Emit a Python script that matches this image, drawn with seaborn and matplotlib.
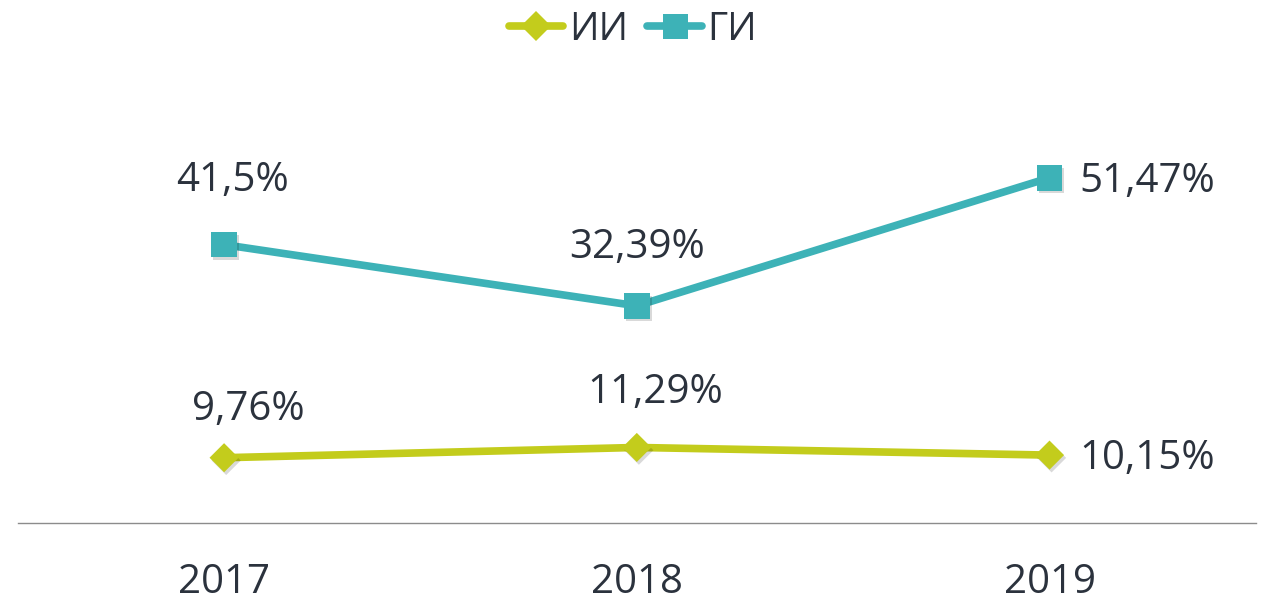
import numpy as np
import pandas as pd
import matplotlib
matplotlib.use("Agg")
import matplotlib.pyplot as plt
import matplotlib.patheffects as pe
from matplotlib.lines import Line2D
import seaborn as sns

# Data
years = ["2017", "2018", "2019"]
ii_vals = [9.76, 11.29, 10.15]
gi_vals = [41.5, 32.39, 51.47]
ii_labels = ["9,76%", "11,29%", "10,15%"]
gi_labels = ["41,5%", "32,39%", "51,47%"]

ii_color = "#C3CC1C"
gi_color = "#3DB2B7"
text_color = "#2B323D"

sns.set_theme(style="white")
plt.rcParams['font.family'] = ['Open Sans', 'DejaVu Sans']

fig = plt.figure(figsize=(12.66, 6.07), dpi=100)
ax = fig.add_axes([0.014, 0.138, 0.978, 0.763])

df = pd.DataFrame({"x": np.arange(len(years)), "ii": ii_vals, "gi": gi_vals})

shadow = [pe.SimplePatchShadow(offset=(1.5, -2), alpha=0.15, shadow_rgbFace="black"), pe.Normal()]

# lines
sns.lineplot(data=df, x="x", y="gi", ax=ax, color=gi_color, lw=5.5)
sns.lineplot(data=df, x="x", y="ii", ax=ax, color=ii_color, lw=5.5)
# markers with soft shadow
sns.scatterplot(data=df, x="x", y="gi", ax=ax, color=gi_color, marker="s", s=340,
                linewidth=0, path_effects=shadow, zorder=3)
sns.scatterplot(data=df, x="x", y="ii", ax=ax, color=ii_color, marker="D", s=220,
                linewidth=0, path_effects=shadow, zorder=3)

ax.set_xlim(-0.5, 2.5)
ax.set_ylim(0, 69)
ax.set_xticks(df["x"])
ax.set_xticklabels(years, fontsize=29, color=text_color)
ax.tick_params(axis="x", length=0, pad=28)
ax.set_yticks([])
ax.set_xlabel("")
ax.set_ylabel("")
for s in ["top", "left", "right"]:
    ax.spines[s].set_visible(False)
ax.spines["bottom"].set_color("#8C8C8C")
ax.spines["bottom"].set_linewidth(1)

# data labels (offsets in pixels)
gi_off = [(8, 64), (0, 58), (30, -4)]
ii_off = [(24, 48), (18, 55), (30, -4)]
gi_ha = ["center", "center", "left"]
ii_ha = ["center", "center", "left"]
for i in range(len(years)):
    ax.annotate(gi_labels[i], (df["x"][i], gi_vals[i]), xytext=gi_off[i],
                textcoords="offset pixels", ha=gi_ha[i], va="center",
                fontsize=29, color=text_color)
    ax.annotate(ii_labels[i], (df["x"][i], ii_vals[i]), xytext=ii_off[i],
                textcoords="offset pixels", ha=ii_ha[i], va="center",
                fontsize=29, color=text_color)

handles = [
    Line2D([], [], color=ii_color, lw=5.5, marker="D", markersize=15, markeredgewidth=0),
    Line2D([], [], color=gi_color, lw=5.5, marker="s", markersize=18, markeredgewidth=0),
]
fig.legend(handles, ["ИИ", "ГИ"], loc="upper center", bbox_to_anchor=(0.5, 1.04),
           ncol=2, frameon=False, fontsize=28, handlelength=1.4, handletextpad=0.15,
           columnspacing=0.5, labelcolor=text_color)

fig.savefig("out.png", dpi=100)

┄┄┄┄┄┄┄┄┄┄┄┄┄┄┄┄┄┄┄┄

**REQUIRED WORK**
Every line is to be duplicated exactly, though pictures stay out.

**TASK ANSWER**
Emit a Python script that matches this image, drawn with seaborn and matplotlib.
import numpy as np
import pandas as pd
import matplotlib
matplotlib.use("Agg")
import matplotlib.pyplot as plt
import matplotlib.patheffects as pe
from matplotlib.lines import Line2D
import seaborn as sns

# Data
years = ["2017", "2018", "2019"]
ii_vals = [9.76, 11.29, 10.15]
gi_vals = [41.5, 32.39, 51.47]
ii_labels = ["9,76%", "11,29%", "10,15%"]
gi_labels = ["41,5%", "32,39%", "51,47%"]

ii_color = "#C3CC1C"
gi_color = "#3DB2B7"
text_color = "#2B323D"

sns.set_theme(style="white")
plt.rcParams['font.family'] = ['Open Sans', 'DejaVu Sans']

fig = plt.figure(figsize=(12.66, 6.07), dpi=100)
ax = fig.add_axes([0.014, 0.138, 0.978, 0.763])

df = pd.DataFrame({"x": np.arange(len(years)), "ii": ii_vals, "gi": gi_vals})

shadow = [pe.SimplePatchShadow(offset=(1.5, -2), alpha=0.15, shadow_rgbFace="black"), pe.Normal()]

# lines
sns.lineplot(data=df, x="x", y="gi", ax=ax, color=gi_color, lw=5.5)
sns.lineplot(data=df, x="x", y="ii", ax=ax, color=ii_color, lw=5.5)
# markers with soft shadow
sns.scatterplot(data=df, x="x", y="gi", ax=ax, color=gi_color, marker="s", s=340,
                linewidth=0, path_effects=shadow, zorder=3)
sns.scatterplot(data=df, x="x", y="ii", ax=ax, color=ii_color, marker="D", s=220,
                linewidth=0, path_effects=shadow, zorder=3)

ax.set_xlim(-0.5, 2.5)
ax.set_ylim(0, 69)
ax.set_xticks(df["x"])
ax.set_xticklabels(years, fontsize=29, color=text_color)
ax.tick_params(axis="x", length=0, pad=28)
ax.set_yticks([])
ax.set_xlabel("")
ax.set_ylabel("")
for s in ["top", "left", "right"]:
    ax.spines[s].set_visible(False)
ax.spines["bottom"].set_color("#8C8C8C")
ax.spines["bottom"].set_linewidth(1)

# data labels (offsets in pixels)
gi_off = [(8, 64), (0, 58), (30, -4)]
ii_off = [(24, 48), (18, 55), (30, -4)]
gi_ha = ["center", "center", "left"]
ii_ha = ["center", "center", "left"]
for i in range(len(years)):
    ax.annotate(gi_labels[i], (df["x"][i], gi_vals[i]), xytext=gi_off[i],
                textcoords="offset pixels", ha=gi_ha[i], va="center",
                fontsize=29, color=text_color)
    ax.annotate(ii_labels[i], (df["x"][i], ii_vals[i]), xytext=ii_off[i],
                textcoords="offset pixels", ha=ii_ha[i], va="center",
                fontsize=29, color=text_color)

handles = [
    Line2D([], [], color=ii_color, lw=5.5, marker="D", markersize=15, markeredgewidth=0),
    Line2D([], [], color=gi_color, lw=5.5, marker="s", markersize=18, markeredgewidth=0),
]
fig.legend(handles, ["ИИ", "ГИ"], loc="upper center", bbox_to_anchor=(0.5, 1.04),
           ncol=2, frameon=False, fontsize=28, handlelength=1.4, handletextpad=0.15,
           columnspacing=0.5, labelcolor=text_color)

fig.savefig("out.png", dpi=100)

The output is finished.